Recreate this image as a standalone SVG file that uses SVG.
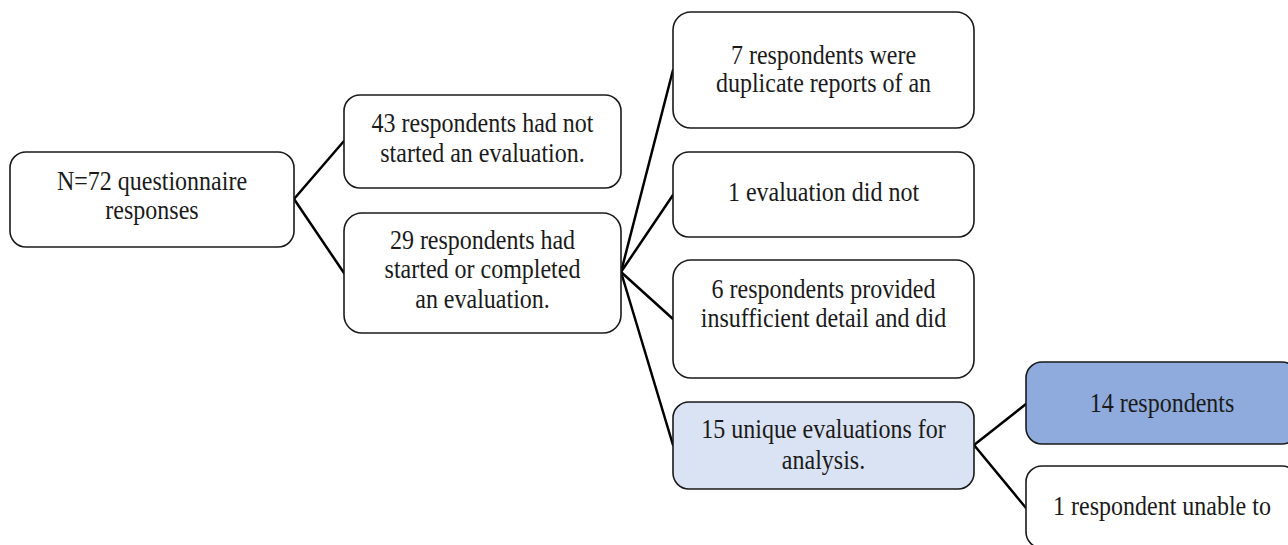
<svg xmlns="http://www.w3.org/2000/svg" width="1288" height="545" viewBox="0 0 1288 545">
<style>
.box{fill:#ffffff;stroke:#1a1a1a;stroke-width:1.6}
.light{fill:#dae3f3}
.mid{fill:#8faadc}
.t{font-family:"Liberation Serif","Times New Roman",serif;font-size:27px;fill:#1a1a1a;text-anchor:middle}
.c{stroke:#000;stroke-width:2.5;fill:none;stroke-linecap:round}
</style>
<rect width="1288" height="545" fill="#ffffff"/>
<g id="connectors">
<line class="c" x1="294" y1="199" x2="344" y2="141"/>
<line class="c" x1="294" y1="199" x2="344" y2="273"/>
<line class="c" x1="621" y1="272" x2="673" y2="70"/>
<line class="c" x1="621" y1="272" x2="673" y2="195"/>
<line class="c" x1="621" y1="272" x2="673" y2="319"/>
<line class="c" x1="621" y1="272" x2="673" y2="445"/>
<line class="c" x1="974" y1="445" x2="1026" y2="404"/>
<line class="c" x1="974" y1="445" x2="1026" y2="508"/>
</g>
<g id="n-total">
<rect class="box" x="10" y="152" width="284" height="95" rx="16"/>
<text class="t" transform="translate(152 190) scale(0.889 1)">N=72 questionnaire</text>
<text class="t" transform="translate(152 219) scale(0.889 1)">responses</text>
</g>
<g id="n-notstarted">
<rect class="box" x="344" y="95" width="277" height="93" rx="16"/>
<text class="t" transform="translate(482.5 132) scale(0.889 1)">43 respondents had not</text>
<text class="t" transform="translate(482.5 162) scale(0.889 1)">started an evaluation.</text>
</g>
<g id="n-started">
<rect class="box" x="344" y="213" width="277" height="120" rx="18"/>
<text class="t" transform="translate(482.5 249) scale(0.889 1)">29 respondents had</text>
<text class="t" transform="translate(482.5 278) scale(0.889 1)">started or completed</text>
<text class="t" transform="translate(482.5 308) scale(0.889 1)">an evaluation.</text>
</g>
<g id="n-duplicate">
<rect class="box" x="673" y="12" width="301" height="116" rx="18"/>
<text class="t" transform="translate(823.5 64) scale(0.889 1)">7 respondents were</text>
<text class="t" transform="translate(823.5 92) scale(0.889 1)">duplicate reports of an</text>
</g>
<g id="n-didnot">
<rect class="box" x="673" y="152" width="301" height="85" rx="16"/>
<text class="t" transform="translate(823.5 201) scale(0.889 1)">1 evaluation did not</text>
</g>
<g id="n-insufficient">
<rect class="box" x="673" y="260" width="301" height="118" rx="18"/>
<text class="t" transform="translate(823.5 298) scale(0.889 1)">6 respondents provided</text>
<text class="t" transform="translate(823.5 327) scale(0.889 1)">insufficient detail and did</text>
</g>
<g id="n-unique">
<rect class="box light" x="673" y="402" width="301" height="87" rx="16"/>
<text class="t" transform="translate(823.5 438) scale(0.889 1)">15 unique evaluations for</text>
<text class="t" transform="translate(823.5 469) scale(0.889 1)">analysis.</text>
</g>
<g id="n-14">
<rect class="box mid" x="1026" y="362" width="272" height="82" rx="16"/>
<text class="t" transform="translate(1162 412) scale(0.889 1)">14 respondents</text>
</g>
<g id="n-1">
<rect class="box" x="1026" y="466" width="272" height="82" rx="16"/>
<text class="t" transform="translate(1162 515) scale(0.889 1)">1 respondent unable to</text>
</g>
</svg>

______________________________

_Aim of the task:_
Exclude every picture and copy the remaining data exactly.

_Solution to the exercise:_
Recreate this image as a standalone SVG file that uses SVG.
<svg xmlns="http://www.w3.org/2000/svg" width="1288" height="545" viewBox="0 0 1288 545">
<style>
.box{fill:#ffffff;stroke:#1a1a1a;stroke-width:1.6}
.light{fill:#dae3f3}
.mid{fill:#8faadc}
.t{font-family:"Liberation Serif","Times New Roman",serif;font-size:27px;fill:#1a1a1a;text-anchor:middle}
.c{stroke:#000;stroke-width:2.5;fill:none;stroke-linecap:round}
</style>
<rect width="1288" height="545" fill="#ffffff"/>
<g id="connectors">
<line class="c" x1="294" y1="199" x2="344" y2="141"/>
<line class="c" x1="294" y1="199" x2="344" y2="273"/>
<line class="c" x1="621" y1="272" x2="673" y2="70"/>
<line class="c" x1="621" y1="272" x2="673" y2="195"/>
<line class="c" x1="621" y1="272" x2="673" y2="319"/>
<line class="c" x1="621" y1="272" x2="673" y2="445"/>
<line class="c" x1="974" y1="445" x2="1026" y2="404"/>
<line class="c" x1="974" y1="445" x2="1026" y2="508"/>
</g>
<g id="n-total">
<rect class="box" x="10" y="152" width="284" height="95" rx="16"/>
<text class="t" transform="translate(152 190) scale(0.889 1)">N=72 questionnaire</text>
<text class="t" transform="translate(152 219) scale(0.889 1)">responses</text>
</g>
<g id="n-notstarted">
<rect class="box" x="344" y="95" width="277" height="93" rx="16"/>
<text class="t" transform="translate(482.5 132) scale(0.889 1)">43 respondents had not</text>
<text class="t" transform="translate(482.5 162) scale(0.889 1)">started an evaluation.</text>
</g>
<g id="n-started">
<rect class="box" x="344" y="213" width="277" height="120" rx="18"/>
<text class="t" transform="translate(482.5 249) scale(0.889 1)">29 respondents had</text>
<text class="t" transform="translate(482.5 278) scale(0.889 1)">started or completed</text>
<text class="t" transform="translate(482.5 308) scale(0.889 1)">an evaluation.</text>
</g>
<g id="n-duplicate">
<rect class="box" x="673" y="12" width="301" height="116" rx="18"/>
<text class="t" transform="translate(823.5 64) scale(0.889 1)">7 respondents were</text>
<text class="t" transform="translate(823.5 92) scale(0.889 1)">duplicate reports of an</text>
</g>
<g id="n-didnot">
<rect class="box" x="673" y="152" width="301" height="85" rx="16"/>
<text class="t" transform="translate(823.5 201) scale(0.889 1)">1 evaluation did not</text>
</g>
<g id="n-insufficient">
<rect class="box" x="673" y="260" width="301" height="118" rx="18"/>
<text class="t" transform="translate(823.5 298) scale(0.889 1)">6 respondents provided</text>
<text class="t" transform="translate(823.5 327) scale(0.889 1)">insufficient detail and did</text>
</g>
<g id="n-unique">
<rect class="box light" x="673" y="402" width="301" height="87" rx="16"/>
<text class="t" transform="translate(823.5 438) scale(0.889 1)">15 unique evaluations for</text>
<text class="t" transform="translate(823.5 469) scale(0.889 1)">analysis.</text>
</g>
<g id="n-14">
<rect class="box mid" x="1026" y="362" width="272" height="82" rx="16"/>
<text class="t" transform="translate(1162 412) scale(0.889 1)">14 respondents</text>
</g>
<g id="n-1">
<rect class="box" x="1026" y="466" width="272" height="82" rx="16"/>
<text class="t" transform="translate(1162 515) scale(0.889 1)">1 respondent unable to</text>
</g>
</svg>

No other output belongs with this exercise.